“I don’t believe we really own this land. I believe it’s simply in our trust.”
Those were the words of an emotional Cassiem Abdullah, in speaking about his decades-long fight with his family to relinquish their land on the sacred Tana Baru cemetery to the Muslim community. The Abdullah-Diout family is one of two Muslim families who own two erven on the historical site, considered the first Muslim burial site in South Africa.
The two erven, which constitute 20 per cent of the cemetery, was meant to be auctioned at a reserved price of R20 million at the end of June by the respective families. However on Monday, auction group Claremart called off the sale, due to the current dispute over the land and immense public pressure from the Bo-Kaap community.
Cassiem Abdullah is the son of the late Abdullah Doutie who are the inheritors of this pocket of land. The land was acquired through a title deed that was ceded to the family by the heirs of Imam Samodien in 1975 and the land is now legally owned by two families, the Abdullah-Doutie and Regal families. Imam Samodien was one of four imams who in 1857 purchased the land for burial on behalf of and for the use of their respective congregations.
Speaking to VOC, Cassiem revealed that the dispute over the property has raged on for years and split the family. But his father had always taken a principled position to not sell the land.
“One day my mother called me to tell me that family members were at their home trying to make my father sign. When I got there, my three cousins were there with two representatives, agents for a huge construction magnate. At that time, probably in 1975, they wanted to buy the land and build the Cape Sun hotel there. This is how far this issue goes back. They [relatives]put pressure on my father up until the day he died,” he recalled.
Cassiem sought help from people such as Imam Abdurahmaan Bassier and Dr Achmat Davids, who three years later, formed the Tana Baru Preservation Trust. (Tana Baru Trust was formed 20 years later).
Dr Davids important book ‘The History of the Tana Baru’, clearly shows these two erven were acquired by the late Imam Samoudien in 1857 on behalf of his congregation for burial purposes.

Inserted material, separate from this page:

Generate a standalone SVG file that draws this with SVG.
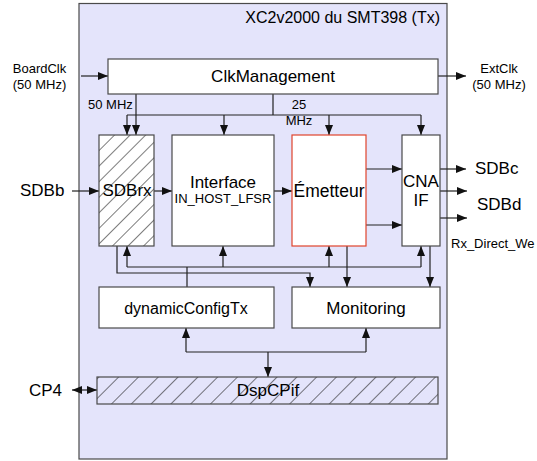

In fact Imam Samoudien himself is buried on one of these two erven. Although the property was registered in his name, he never regarded this to be his property as he respected the “waqaf” status of the land and, therefore, did not include this in his will.
The Tana Baru’s historical significance resides in it being the first officially recognized Muslim cemetery in South Africa. Many of the pioneers of Islam in the Western Cape like Tuan Guru, Abubakr Effendi and others are buried at the Tana Baru.
“My father always told me, we cannot sell that land. Our forefathers are buried there,” said Cassiem.
Cassiem said he was perturbed that the Claremart advertisement, which has since been removed, made no mention of the fact that the land was a sacred burial site.
In a statement, the Tana Baru trust said the advert was placed in the commercial properties section describing the property as a “rare development opportunity, with City and harbor views in a trendy location.” The aerial photographs they show of the site shows the full extent of the Tana Baru cemetery that is fully fenced. The Trust said the advert was misleading to potential buyers in that it failed to mention that the two erven forms part of a graveyard and any development on this historic heritage site is very unlikely to be approved by the authorities and will not be allowed by the community.
On Monday, some family members of the Abdullah and Regal families said they were shocked and disappointed by Claremart’s decision. This group of relatives said they are well within their right to sell the land, as they are the property owners and are paying rates which have had a huge financial burden on the family. Two relatives whom VOC News spoke to said they were angered by how this issue has played itself out and were now discussing other legal options. They did not agree to a formal interview.
Meanwhile, Cassiem reiterated that the issue had left Bo-Kaap residents incensed and more determined to fight any potential sale of historic land, more so in the wake of protests around gentrification and the preservation of heritage.
“The whole of the Western Cape have rallied behind this issue and will stop any auction from happening. Whoever will buy this land will never be able to build there. Not in our community.”